OK, so after my glorious post yesterday and being happy and excited (insert unicorns and sparkles) about my training, I went for a run....and it all came crashing down...
I waited for Wade to get home from work so we could go together, we started out laughing and talking...getting into the groove and then honestly, I don't know what happened.
My IT band started hurting me, I felt naked without my Garmin, I felt fat and turtle like, my stomach was gurgling (please don't poop my pants was racing through my mind for approximately 2.76 miles) and I literally felt like a dark cloud was hovering over my head. I walked 3 times and the last mile was painful.
When we hit our 6.25 miles we started walking. Tears formed in my eyes. I don't know what my deal was...I'm not a crier, I don't get discouraged easily and I certainly don't act all crazy for nothing when life hands me lemons. I prefer lemonade. With vodka.
Wade actually said to me "you can't be all negative babe, it's not you"...which I quickly snapped back "yes I can, I never act like this so give me 5 minutes to be pissed off".
What he said next stuck with me...
"You have years to get fast, lots of races ahead of you and you will be injury-free in no time, stop freaking it, it's OK".

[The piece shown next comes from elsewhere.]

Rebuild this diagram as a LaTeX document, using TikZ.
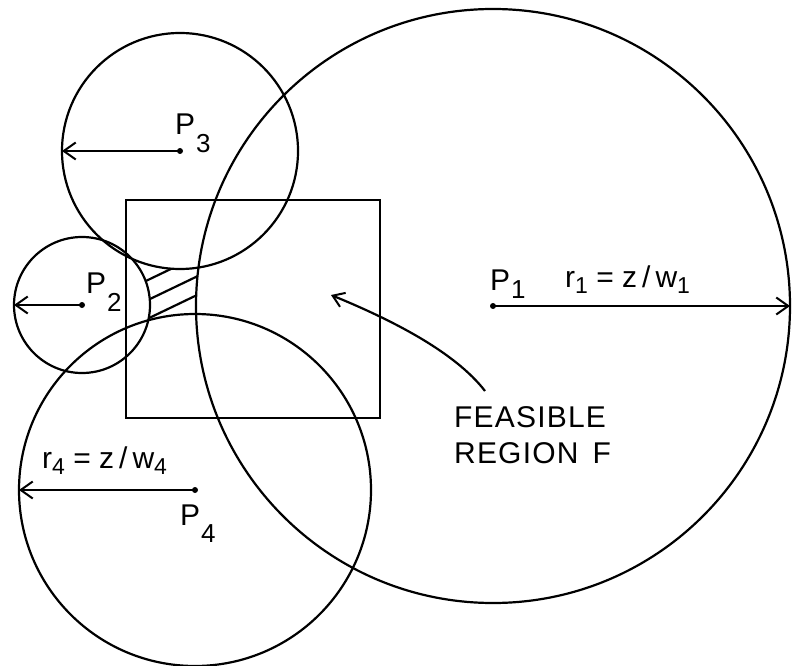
\documentclass[tikz,border=0pt]{standalone}
\usepackage{fontspec}
\setmainfont{Liberation Sans}
\usetikzlibrary{arrows.meta}
\newcommand\Pidx[2]{P\kern1pt\raisebox{#2}{\fontsize{26}{26}\selectfont #1}}
\newcommand\sidx[1]{\raisebox{-6pt}{\fontsize{23}{23}\selectfont #1}}
\begin{document}
\begin{tikzpicture}[x=1pt,y=-1pt,
  curve/.style={line width=2.2pt},
  radarrow/.style={line width=2.2pt,-{Straight Barb[length=12pt,width=17pt,line width=2pt]}},
  feasarrow/.style={line width=2.2pt,-{Straight Barb[length=11pt,width=15pt,line width=2pt]}},
  hatch/.style={line width=2.2pt},
  cdot/.style={circle,fill,inner sep=0pt,minimum size=6pt},
  lbl/.style={font=\fontsize{30}{32}\selectfont,inner sep=0pt},
  txt/.style={font=\addfontfeatures{LetterSpace=4}\fontsize{30}{32}\selectfont,inner sep=0pt}
  ]
\useasboundingbox (0,0) rectangle (793,666);
\fill[white] (0,0) rectangle (793,666);
% centres and radius ends
\coordinate (c1) at (493,306);
\coordinate (c2) at (82,305);
\coordinate (c3) at (180,151);
\coordinate (c4) at (195,490);
\coordinate (e1) at (790,306);
\coordinate (e2) at (14,305);
\coordinate (e3) at (62,151);
\coordinate (e4) at (19,490);
% circles
\draw[curve] (c1) circle[radius=297];
\draw[curve] (c2) circle[radius=68];
\draw[curve] (c3) circle[radius=118];
\draw[curve] (c4) circle[radius=176];
% rectangle
\draw[curve,line width=2.4pt] (126,200) rectangle (380,418);
% hatched region
\begin{scope}[even odd rule]
  \clip (126,240) rectangle (205,330);
  \begin{scope}[even odd rule]
  \clip (0,0) rectangle (793,666) (c1) circle[radius=297];
  \begin{scope}[even odd rule]
  \clip (0,0) rectangle (793,666) (c2) circle[radius=68];
  \begin{scope}[even odd rule]
  \clip (0,0) rectangle (793,666) (c3) circle[radius=118];
  \begin{scope}[even odd rule]
  \clip (0,0) rectangle (793,666) (c4) circle[radius=176];
  \draw[hatch] (120,293.4) -- (210,250.2);
  \draw[hatch] (120,313.4) -- (210,270.2);
  \draw[hatch] (120,332) -- (210,288.8);
  \end{scope}
  \end{scope}
  \end{scope}
  \end{scope}
\end{scope}
% radius arrows
\node[cdot] (d1) at (c1) {};
\node[cdot] (d2) at (c2) {};
\node[cdot] (d3) at (c3) {};
\node[cdot] (d4) at (c4) {};
\draw[radarrow] (c1) -- (e1);
\draw[radarrow] (c2) -- (e2);
\draw[radarrow] (c3) -- (e3);
\draw[radarrow] (c4) -- (e4);
% labels
\node[lbl,anchor=base west] (lp1) at (490,290) {\Pidx{1}{-8pt}};
\node[lbl,anchor=base west] (lp2) at (86,293) {\Pidx{2}{-18pt}};
\node[lbl,anchor=base west] (lp3) at (175,135) {\Pidx{3}{-18pt}};
\node[lbl,anchor=base west] (lp4) at (180,525) {\Pidx{4}{-17pt}};
\node[lbl,anchor=base west] (lr1) at (565,287) {r\sidx{1} = z\,/\,w\sidx{1}};
\node[lbl,anchor=base west] (lr4) at (42,468) {r\sidx{4} = z\,/\,w\sidx{4}};
% feasible region
\node[txt,anchor=base west] (feas) at (454,427) {FEASIBLE};
\node[txt,anchor=base west] (reg) at (454,463) {REGION\hspace{14pt}F};
\coordinate (fs) at (485,391);
\coordinate (ftip) at (331,295);
\draw[feasarrow] (fs) .. controls (455,352) and (392,320) .. (ftip);
\end{tikzpicture}
\end{document}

I'm usually the pep-talker in our relationship. This was odd. He reminded me of the time he was in so much pain he had to turn around mid-run. He healed and got over it. And I must remember, I'm not an "athlete", this isn't my job, I don't NEED to run. It's just hard knowing you have races on the horizon that you are excited for...and need to be running for.
I had my 5 minutes and got over it. Sack up.